If a residential landlord rents out a room in his home for £200 per week plus added extras such as electricity and gas, the gross amount at the end of the year is £10,600 with expenses of £9,000.

  • If they use their actual profit, they will have to pay tax on £1,600 (£10,600 minus £9,000).
  • Or they could use the gross receipts over the Rent a Room limit, they will need to pay tax on £3,100 (£10,600 minus £7,500).

Landlords can decide how they pay the extra tax every year, depending on which is best for them. They will need to tell HMRC within a time limit if the landlords want to change.

However, if a residential landlord no longer wants to be a part they will need to opt out of the scheme.

Free resource: Guide to Making Tax Digital for Income Tax to share with your  landlords

What do landlords need to tell HMRC for the Rent a Room Scheme?

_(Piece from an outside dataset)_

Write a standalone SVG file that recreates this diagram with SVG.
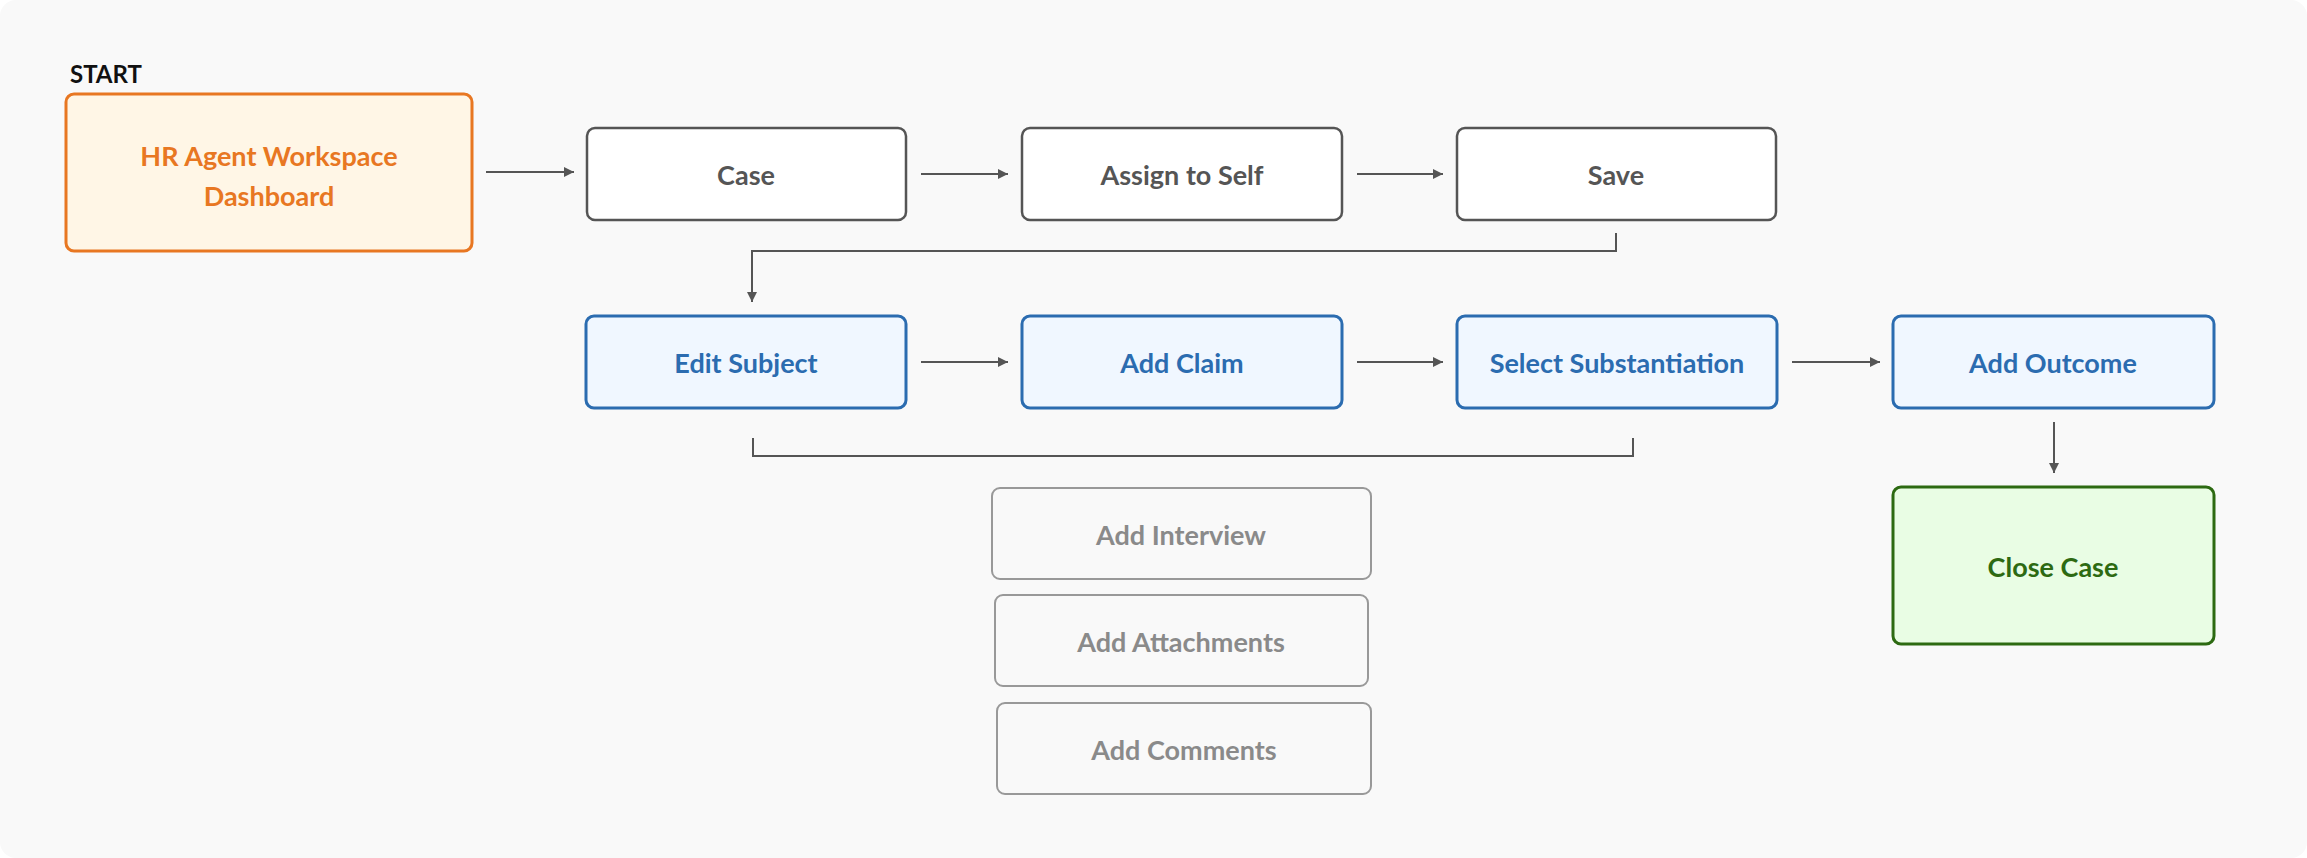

When completing their tax return at the end of the year, landlords must tell HMRC if they want to be a part of the Rent a Room scheme. They can do this either by completing the option on their tax return to claim the allowance or by declaring their rental income on the property pages of their return just like a landlord would do with any other rental income.

If the landlord no longer wants to use the Rent a Room scheme when your receipts are below £7,500 (or £3,750), they must tell HMRC within one year of 31 January following the end of the tax year.

Does a lodger pay council tax for the Rent a Room scheme?

No, the landlord/homeowner is responsible for council tax. However, they can include the cost of the council tax as part of their rent.

The landlord must also tell their local council if they no longer live alone, or if their local authority has certain property licensing requirements.

Can landlords use the Rent a Room scheme for their short-term lets?

Currently, residential landlords can use the Rent a Room scheme for their short-term lets. As long as the rent taken over the space of the year amounts to less than £7,500 (or £3,750) a year, they can claim the Rent a Room scheme.

For landlords in London, the Rent a Room scheme can be useful to short-term landlords as they can only rent a room up to 90 days a year.

However, there are other benefits, such as a tax-free property allowance of up to £1,000 (before expenses) each financial year. So the Rent a Room scheme may not be the best option for residential landlords, and they should look into other options to see what’s best for them.